In parallel, a new multi-energy X-ray image from ESA's XMM-Newton telescope shows those hot young stars responsible for carving the pillars. Combining the new space data with near-infrared images from the European Southern Observatory's (ESO's) Very Large Telescope at Paranal, Chile, and visible-light data from its Max Planck Gesellschaft 2.2m diameter telescope at La Silla, Chile, we see this iconic region of the sky in a uniquely beautiful and revealing way.
With regions like the Eagle Nebula, combining all of these observations helps astronomers to understand the complex yet amazing lifecycle of stars.
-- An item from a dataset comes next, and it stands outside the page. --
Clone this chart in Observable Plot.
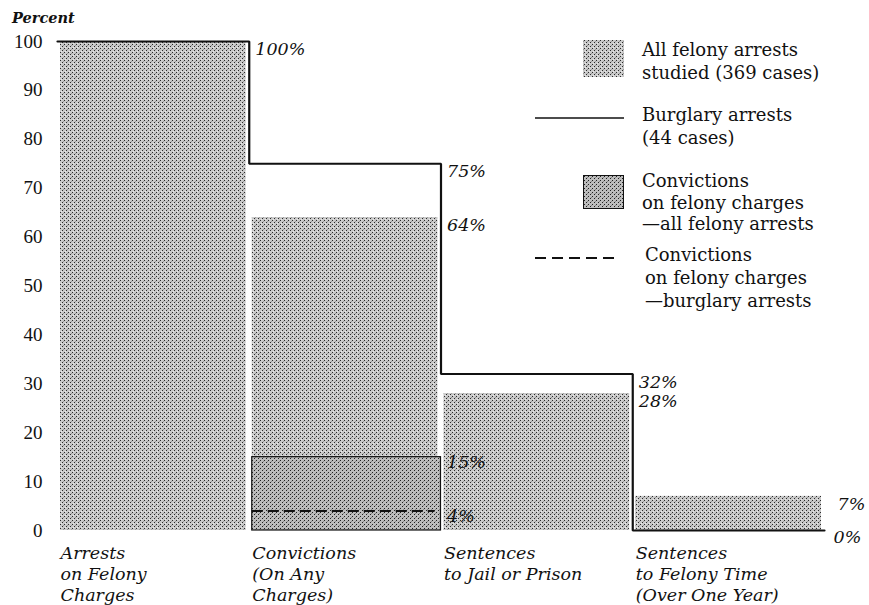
<!DOCTYPE html>
<html><head><meta charset="utf-8">
<script src="https://cdn.jsdelivr.net/npm/d3@7"></script>
<script src="https://cdn.jsdelivr.net/npm/@observablehq/plot@0.6"></script>
<style>
body{margin:0;background:#fff;}
#wrap{position:relative;width:869px;height:605px;overflow:hidden;background:#fff;}
#wrap svg{display:block;}
.lg{position:absolute;font-family:"DejaVu Serif";font-size:18px;line-height:23px;color:#111;white-space:pre;}
.ylab{position:absolute;left:12px;top:9px;font-family:"DejaVu Serif";font-style:italic;font-weight:bold;font-size:14.5px;color:#111;}
</style></head><body>
<svg width="0" height="0" style="position:absolute">
<defs>
<pattern id="stip" width="4" height="4" patternUnits="userSpaceOnUse">
<rect width="4" height="4" fill="#c9c9c9"/>
<rect x="0" y="0" width="1" height="1" fill="#2a2a2a"/>
<rect x="2" y="2" width="1" height="1" fill="#2a2a2a"/>
<rect x="1" y="3" width="1" height="1" fill="#e8e8e8"/>
<rect x="3" y="1" width="1" height="1" fill="#9a9a9a"/>
</pattern>
<pattern id="stipDark" width="4" height="4" patternUnits="userSpaceOnUse">
<rect width="4" height="4" fill="#bdbdbd"/>
<rect x="0" y="0" width="1" height="1" fill="#222"/>
<rect x="2" y="2" width="1" height="1" fill="#222"/>
<rect x="3" y="1" width="1" height="1" fill="#8a8a8a"/>
</pattern>
</defs></svg>
<div id="wrap"></div>
<script>
// ---- data ----
const stages = ["Arrests\non Felony\nCharges", "Convictions\n(On Any\nCharges)", "Sentences\nto Jail or Prison", "Sentences\nto Felony Time\n(Over One Year)"];
const allFelonyPct = [100, 64, 28, 7];      // All felony arrests studied (369 cases)
const burglaryPct = [100, 75, 32, 0];       // Burglary arrests (44 cases)
const felonyConvAllPct = 15;                // Convictions on felony charges - all felony arrests
const felonyConvBurglaryPct = 4;            // Convictions on felony charges - burglary arrests
const convStageIndex = 1;
const yTicks = [0, 10, 20, 30, 40, 50, 60, 70, 80, 90, 100];
const legendLabels = [
  "All felony arrests\nstudied (369 cases)",
  "Burglary arrests\n(44 cases)",
  "Convictions\non felony charges\n\u2014all felony arrests",
  "Convictions\non felony charges\n\u2014burglary arrests"
];

// ---- derived tables ----
const idx = d3.range(stages.length);
const bars = idx.map(i => ({x1: i, x2: i + 1, y: allFelonyPct[i]}));
const steps = idx.map(i => ({x: i, y: burglaryPct[i]}))
  .concat([{x: stages.length, y: burglaryPct[stages.length - 1]}]);
const convBox = [{x1: convStageIndex, x2: convStageIndex + 1, y: felonyConvAllPct}];
const convRule = [{x1: convStageIndex, x2: convStageIndex + 1, y: felonyConvBurglaryPct}];
const last = stages.length - 1;
const pctLabels = [];
idx.forEach(i => {
  pctLabels.push({x: i + 1, y: burglaryPct[i], t: burglaryPct[i] + "%", end: i === last});
  if (allFelonyPct[i] !== burglaryPct[i]) pctLabels.push({x: i + 1, y: allFelonyPct[i], t: allFelonyPct[i] + "%", end: i === last, all: true});
});
const convLabels = [
  {x: convStageIndex + 1, y: felonyConvAllPct, t: felonyConvAllPct + "%"},
  {x: convStageIndex + 1, y: felonyConvBurglaryPct, t: felonyConvBurglaryPct + "%"}
];

const pctFont = {fontFamily: "DejaVu Serif", fontStyle: "italic", fontSize: 17.5, fill: "#111"};

const chart = Plot.plot({
  width: 869, height: 605,
  marginLeft: 57, marginRight: 45, marginTop: 41, marginBottom: 75,
  x: {domain: [0, stages.length], axis: null},
  y: {domain: [0, 100], ticks: yTicks, tickSize: 0, tickPadding: 15, label: null},
  style: {fontFamily: "Liberation Serif", fontSize: "19px", color: "#111", background: "transparent"},
  marks: [
    Plot.rectY(bars, {x1: "x1", x2: "x2", y: "y", fill: "url(#stip)", insetLeft: 3, insetRight: 3}),
    Plot.rectY(convBox, {x1: "x1", x2: "x2", y: "y", fill: "url(#stipDark)", stroke: "#111", strokeWidth: 1.2, insetLeft: 3}),
    Plot.ruleY(convRule, {x1: "x1", x2: "x2", y: "y", stroke: "#111", strokeWidth: 2, strokeDasharray: "11,5", insetLeft: 3, insetRight: 6}),
    Plot.line(steps, {x: "x", y: "y", curve: "step-after", stroke: "#111", strokeWidth: 2.2, strokeLinejoin: "miter"}),
    Plot.text(pctLabels.filter(d => !d.end), {x: "x", y: "y", text: "t", textAnchor: "start", dx: 6, dy: 8, ...pctFont}),
    Plot.text(pctLabels.filter(d => d.end && d.all), {x: "x", y: "y", text: "t", textAnchor: "start", dx: 13, dy: 8, ...pctFont}),
    Plot.text(pctLabels.filter(d => d.end && !d.all), {x: "x", y: "y", text: "t", textAnchor: "start", dx: 9, dy: 7, ...pctFont}),
    Plot.text(convLabels, {x: "x", y: "y", text: "t", textAnchor: "start", dx: 6, ...pctFont, dy: 5}),
    Plot.text(idx, {x: i => i, y: () => 0, text: i => stages[i], textAnchor: "start", lineAnchor: "top",
      dx: 3, dy: 14, lineHeight: 1.2, fontFamily: "DejaVu Serif", fontStyle: "italic", fontSize: 17.5, fill: "#111"})
  ]
});

const wrap = document.getElementById("wrap");
wrap.appendChild(chart);

const yl = document.createElement("div");
yl.className = "ylab";
yl.textContent = "Percent";
wrap.appendChild(yl);

// ---- legend ----
const legendTops = [38, 103, 170, 243];
const legendLefts = [642, 642, 642, 645];
legendLabels.forEach((t, i) => {
  const d = document.createElement("div");
  d.className = "lg";
  d.style.left = legendLefts[i] + "px";
  d.style.top = legendTops[i] + "px";
  if (i === 2) d.style.lineHeight = "21.5px";
  d.textContent = t;
  wrap.appendChild(d);
});
const sw = d3.select(wrap).append("svg")
  .attr("width", 869).attr("height", 605)
  .style("position", "absolute").style("left", "0px").style("top", "0px").style("pointer-events", "none");
sw.append("rect").attr("x", 583).attr("y", 40).attr("width", 41).attr("height", 37).attr("fill", "url(#stip)");
sw.append("line").attr("x1", 535).attr("x2", 624).attr("y1", 118).attr("y2", 118).attr("stroke", "#111").attr("stroke-width", 1.6);
sw.append("rect").attr("x", 583.5).attr("y", 175.5).attr("width", 40).attr("height", 33).attr("fill", "url(#stipDark)").attr("stroke", "#111").attr("stroke-width", 1);
sw.append("line").attr("x1", 535).attr("x2", 618).attr("y1", 258).attr("y2", 258).attr("stroke", "#111").attr("stroke-width", 1.8).attr("stroke-dasharray", "11,6");
</script>
</body></html>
These eerie, dark pillar-like structures are actually columns of cool interstellar hydrogen gas and dust that are also incubators for new stars. The pillars protrude from the interior wall of a dark molecular cloud like stalagmites from the floor of a cavern. They are part of the "Eagle Nebula" (also called M16 -- the 16th object in Charles Messier's 18th century catalog of "fuzzy" objects that aren't comets), a nearby star-forming region 7,000 light-years away in the constellation Serpens.